Short exercise =
The entries below are to be written out again without alteration.
** Start Raw data **
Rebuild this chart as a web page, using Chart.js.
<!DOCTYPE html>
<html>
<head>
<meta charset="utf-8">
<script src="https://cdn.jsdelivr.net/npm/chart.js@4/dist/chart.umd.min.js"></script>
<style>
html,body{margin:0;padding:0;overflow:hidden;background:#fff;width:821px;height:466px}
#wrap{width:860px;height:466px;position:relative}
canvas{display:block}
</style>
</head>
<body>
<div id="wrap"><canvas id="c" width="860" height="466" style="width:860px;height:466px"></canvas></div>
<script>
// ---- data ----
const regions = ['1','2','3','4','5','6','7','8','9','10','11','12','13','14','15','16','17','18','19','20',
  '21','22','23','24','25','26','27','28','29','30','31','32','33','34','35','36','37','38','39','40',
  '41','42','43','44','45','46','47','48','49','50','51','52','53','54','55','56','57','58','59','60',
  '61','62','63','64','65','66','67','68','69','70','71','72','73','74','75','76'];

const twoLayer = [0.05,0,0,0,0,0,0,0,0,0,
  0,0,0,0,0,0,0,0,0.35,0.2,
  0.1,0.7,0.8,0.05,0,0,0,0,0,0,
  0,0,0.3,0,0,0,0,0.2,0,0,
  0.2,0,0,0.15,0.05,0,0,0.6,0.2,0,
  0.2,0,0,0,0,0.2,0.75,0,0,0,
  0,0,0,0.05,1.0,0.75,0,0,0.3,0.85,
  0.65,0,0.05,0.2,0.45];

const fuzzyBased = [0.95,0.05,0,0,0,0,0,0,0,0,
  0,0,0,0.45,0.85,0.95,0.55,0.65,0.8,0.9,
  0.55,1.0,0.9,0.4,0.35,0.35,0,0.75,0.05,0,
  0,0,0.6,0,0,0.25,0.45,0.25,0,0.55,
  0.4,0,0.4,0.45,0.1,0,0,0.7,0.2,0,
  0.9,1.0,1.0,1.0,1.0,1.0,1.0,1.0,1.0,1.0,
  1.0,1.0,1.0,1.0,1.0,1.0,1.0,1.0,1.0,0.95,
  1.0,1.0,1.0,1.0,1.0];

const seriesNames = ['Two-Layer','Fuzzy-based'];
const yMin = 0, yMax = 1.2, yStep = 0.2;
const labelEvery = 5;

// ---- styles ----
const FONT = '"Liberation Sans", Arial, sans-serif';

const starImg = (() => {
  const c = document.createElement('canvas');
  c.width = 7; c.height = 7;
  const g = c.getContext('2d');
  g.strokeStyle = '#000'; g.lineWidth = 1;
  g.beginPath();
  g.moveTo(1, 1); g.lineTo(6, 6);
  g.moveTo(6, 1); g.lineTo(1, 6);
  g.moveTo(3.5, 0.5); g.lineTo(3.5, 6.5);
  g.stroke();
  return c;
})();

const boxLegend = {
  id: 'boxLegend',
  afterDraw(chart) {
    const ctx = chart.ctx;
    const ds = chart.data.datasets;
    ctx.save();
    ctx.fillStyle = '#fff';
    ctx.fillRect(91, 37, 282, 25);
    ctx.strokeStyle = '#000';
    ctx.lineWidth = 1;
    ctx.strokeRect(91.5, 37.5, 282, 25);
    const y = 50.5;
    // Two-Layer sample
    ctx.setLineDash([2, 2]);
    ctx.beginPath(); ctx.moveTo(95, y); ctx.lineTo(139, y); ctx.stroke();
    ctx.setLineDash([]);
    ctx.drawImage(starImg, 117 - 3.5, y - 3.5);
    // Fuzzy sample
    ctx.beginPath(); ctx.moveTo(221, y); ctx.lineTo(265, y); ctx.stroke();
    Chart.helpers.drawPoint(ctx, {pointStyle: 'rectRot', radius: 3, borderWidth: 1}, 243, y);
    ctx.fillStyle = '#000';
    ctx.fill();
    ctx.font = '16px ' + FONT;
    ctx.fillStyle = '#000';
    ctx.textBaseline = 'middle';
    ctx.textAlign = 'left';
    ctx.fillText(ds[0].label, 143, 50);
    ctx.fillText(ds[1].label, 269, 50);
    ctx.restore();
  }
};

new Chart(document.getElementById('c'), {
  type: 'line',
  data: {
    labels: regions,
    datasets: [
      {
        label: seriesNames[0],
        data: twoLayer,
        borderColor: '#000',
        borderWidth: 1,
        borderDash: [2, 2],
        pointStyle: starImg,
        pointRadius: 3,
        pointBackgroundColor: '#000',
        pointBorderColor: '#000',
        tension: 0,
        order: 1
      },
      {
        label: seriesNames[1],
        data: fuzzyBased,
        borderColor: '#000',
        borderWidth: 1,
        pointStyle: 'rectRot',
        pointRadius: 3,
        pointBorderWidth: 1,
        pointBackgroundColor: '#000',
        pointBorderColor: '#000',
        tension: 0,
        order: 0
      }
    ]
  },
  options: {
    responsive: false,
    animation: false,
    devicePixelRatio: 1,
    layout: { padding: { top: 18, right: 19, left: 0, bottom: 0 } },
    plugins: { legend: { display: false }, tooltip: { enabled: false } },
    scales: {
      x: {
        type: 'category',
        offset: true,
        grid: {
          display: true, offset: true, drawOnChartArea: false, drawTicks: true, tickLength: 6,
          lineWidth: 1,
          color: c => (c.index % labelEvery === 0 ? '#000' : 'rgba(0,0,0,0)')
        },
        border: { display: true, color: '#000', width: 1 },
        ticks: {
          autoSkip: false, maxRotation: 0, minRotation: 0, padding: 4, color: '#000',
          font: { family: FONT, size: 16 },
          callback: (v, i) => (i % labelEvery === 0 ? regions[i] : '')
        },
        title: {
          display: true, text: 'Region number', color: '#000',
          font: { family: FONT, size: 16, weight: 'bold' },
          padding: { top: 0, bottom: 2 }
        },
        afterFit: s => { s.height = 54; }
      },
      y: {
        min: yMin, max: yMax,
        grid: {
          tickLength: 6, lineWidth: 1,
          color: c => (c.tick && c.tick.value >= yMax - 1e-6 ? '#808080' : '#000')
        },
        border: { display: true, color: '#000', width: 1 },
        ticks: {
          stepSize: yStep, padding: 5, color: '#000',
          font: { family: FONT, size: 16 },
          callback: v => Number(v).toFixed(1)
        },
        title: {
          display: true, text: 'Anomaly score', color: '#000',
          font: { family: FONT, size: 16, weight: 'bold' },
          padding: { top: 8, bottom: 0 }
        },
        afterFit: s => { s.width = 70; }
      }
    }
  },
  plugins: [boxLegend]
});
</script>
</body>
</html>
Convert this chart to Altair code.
** End Raw data **
Problem solution =
Rebuild this chart as a web page, using Chart.js.
<!DOCTYPE html>
<html>
<head>
<meta charset="utf-8">
<script src="https://cdn.jsdelivr.net/npm/chart.js@4/dist/chart.umd.min.js"></script>
<style>
html,body{margin:0;padding:0;overflow:hidden;background:#fff;width:821px;height:466px}
#wrap{width:860px;height:466px;position:relative}
canvas{display:block}
</style>
</head>
<body>
<div id="wrap"><canvas id="c" width="860" height="466" style="width:860px;height:466px"></canvas></div>
<script>
// ---- data ----
const regions = ['1','2','3','4','5','6','7','8','9','10','11','12','13','14','15','16','17','18','19','20',
  '21','22','23','24','25','26','27','28','29','30','31','32','33','34','35','36','37','38','39','40',
  '41','42','43','44','45','46','47','48','49','50','51','52','53','54','55','56','57','58','59','60',
  '61','62','63','64','65','66','67','68','69','70','71','72','73','74','75','76'];

const twoLayer = [0.05,0,0,0,0,0,0,0,0,0,
  0,0,0,0,0,0,0,0,0.35,0.2,
  0.1,0.7,0.8,0.05,0,0,0,0,0,0,
  0,0,0.3,0,0,0,0,0.2,0,0,
  0.2,0,0,0.15,0.05,0,0,0.6,0.2,0,
  0.2,0,0,0,0,0.2,0.75,0,0,0,
  0,0,0,0.05,1.0,0.75,0,0,0.3,0.85,
  0.65,0,0.05,0.2,0.45];

const fuzzyBased = [0.95,0.05,0,0,0,0,0,0,0,0,
  0,0,0,0.45,0.85,0.95,0.55,0.65,0.8,0.9,
  0.55,1.0,0.9,0.4,0.35,0.35,0,0.75,0.05,0,
  0,0,0.6,0,0,0.25,0.45,0.25,0,0.55,
  0.4,0,0.4,0.45,0.1,0,0,0.7,0.2,0,
  0.9,1.0,1.0,1.0,1.0,1.0,1.0,1.0,1.0,1.0,
  1.0,1.0,1.0,1.0,1.0,1.0,1.0,1.0,1.0,0.95,
  1.0,1.0,1.0,1.0,1.0];

const seriesNames = ['Two-Layer','Fuzzy-based'];
const yMin = 0, yMax = 1.2, yStep = 0.2;
const labelEvery = 5;

// ---- styles ----
const FONT = '"Liberation Sans", Arial, sans-serif';

const starImg = (() => {
  const c = document.createElement('canvas');
  c.width = 7; c.height = 7;
  const g = c.getContext('2d');
  g.strokeStyle = '#000'; g.lineWidth = 1;
  g.beginPath();
  g.moveTo(1, 1); g.lineTo(6, 6);
  g.moveTo(6, 1); g.lineTo(1, 6);
  g.moveTo(3.5, 0.5); g.lineTo(3.5, 6.5);
  g.stroke();
  return c;
})();

const boxLegend = {
  id: 'boxLegend',
  afterDraw(chart) {
    const ctx = chart.ctx;
    const ds = chart.data.datasets;
    ctx.save();
    ctx.fillStyle = '#fff';
    ctx.fillRect(91, 37, 282, 25);
    ctx.strokeStyle = '#000';
    ctx.lineWidth = 1;
    ctx.strokeRect(91.5, 37.5, 282, 25);
    const y = 50.5;
    // Two-Layer sample
    ctx.setLineDash([2, 2]);
    ctx.beginPath(); ctx.moveTo(95, y); ctx.lineTo(139, y); ctx.stroke();
    ctx.setLineDash([]);
    ctx.drawImage(starImg, 117 - 3.5, y - 3.5);
    // Fuzzy sample
    ctx.beginPath(); ctx.moveTo(221, y); ctx.lineTo(265, y); ctx.stroke();
    Chart.helpers.drawPoint(ctx, {pointStyle: 'rectRot', radius: 3, borderWidth: 1}, 243, y);
    ctx.fillStyle = '#000';
    ctx.fill();
    ctx.font = '16px ' + FONT;
    ctx.fillStyle = '#000';
    ctx.textBaseline = 'middle';
    ctx.textAlign = 'left';
    ctx.fillText(ds[0].label, 143, 50);
    ctx.fillText(ds[1].label, 269, 50);
    ctx.restore();
  }
};

new Chart(document.getElementById('c'), {
  type: 'line',
  data: {
    labels: regions,
    datasets: [
      {
        label: seriesNames[0],
        data: twoLayer,
        borderColor: '#000',
        borderWidth: 1,
        borderDash: [2, 2],
        pointStyle: starImg,
        pointRadius: 3,
        pointBackgroundColor: '#000',
        pointBorderColor: '#000',
        tension: 0,
        order: 1
      },
      {
        label: seriesNames[1],
        data: fuzzyBased,
        borderColor: '#000',
        borderWidth: 1,
        pointStyle: 'rectRot',
        pointRadius: 3,
        pointBorderWidth: 1,
        pointBackgroundColor: '#000',
        pointBorderColor: '#000',
        tension: 0,
        order: 0
      }
    ]
  },
  options: {
    responsive: false,
    animation: false,
    devicePixelRatio: 1,
    layout: { padding: { top: 18, right: 19, left: 0, bottom: 0 } },
    plugins: { legend: { display: false }, tooltip: { enabled: false } },
    scales: {
      x: {
        type: 'category',
        offset: true,
        grid: {
          display: true, offset: true, drawOnChartArea: false, drawTicks: true, tickLength: 6,
          lineWidth: 1,
          color: c => (c.index % labelEvery === 0 ? '#000' : 'rgba(0,0,0,0)')
        },
        border: { display: true, color: '#000', width: 1 },
        ticks: {
          autoSkip: false, maxRotation: 0, minRotation: 0, padding: 4, color: '#000',
          font: { family: FONT, size: 16 },
          callback: (v, i) => (i % labelEvery === 0 ? regions[i] : '')
        },
        title: {
          display: true, text: 'Region number', color: '#000',
          font: { family: FONT, size: 16, weight: 'bold' },
          padding: { top: 0, bottom: 2 }
        },
        afterFit: s => { s.height = 54; }
      },
      y: {
        min: yMin, max: yMax,
        grid: {
          tickLength: 6, lineWidth: 1,
          color: c => (c.tick && c.tick.value >= yMax - 1e-6 ? '#808080' : '#000')
        },
        border: { display: true, color: '#000', width: 1 },
        ticks: {
          stepSize: yStep, padding: 5, color: '#000',
          font: { family: FONT, size: 16 },
          callback: v => Number(v).toFixed(1)
        },
        title: {
          display: true, text: 'Anomaly score', color: '#000',
          font: { family: FONT, size: 16, weight: 'bold' },
          padding: { top: 8, bottom: 0 }
        },
        afterFit: s => { s.width = 70; }
      }
    }
  },
  plugins: [boxLegend]
});
</script>
</body>
</html>
Convert this chart to Altair code.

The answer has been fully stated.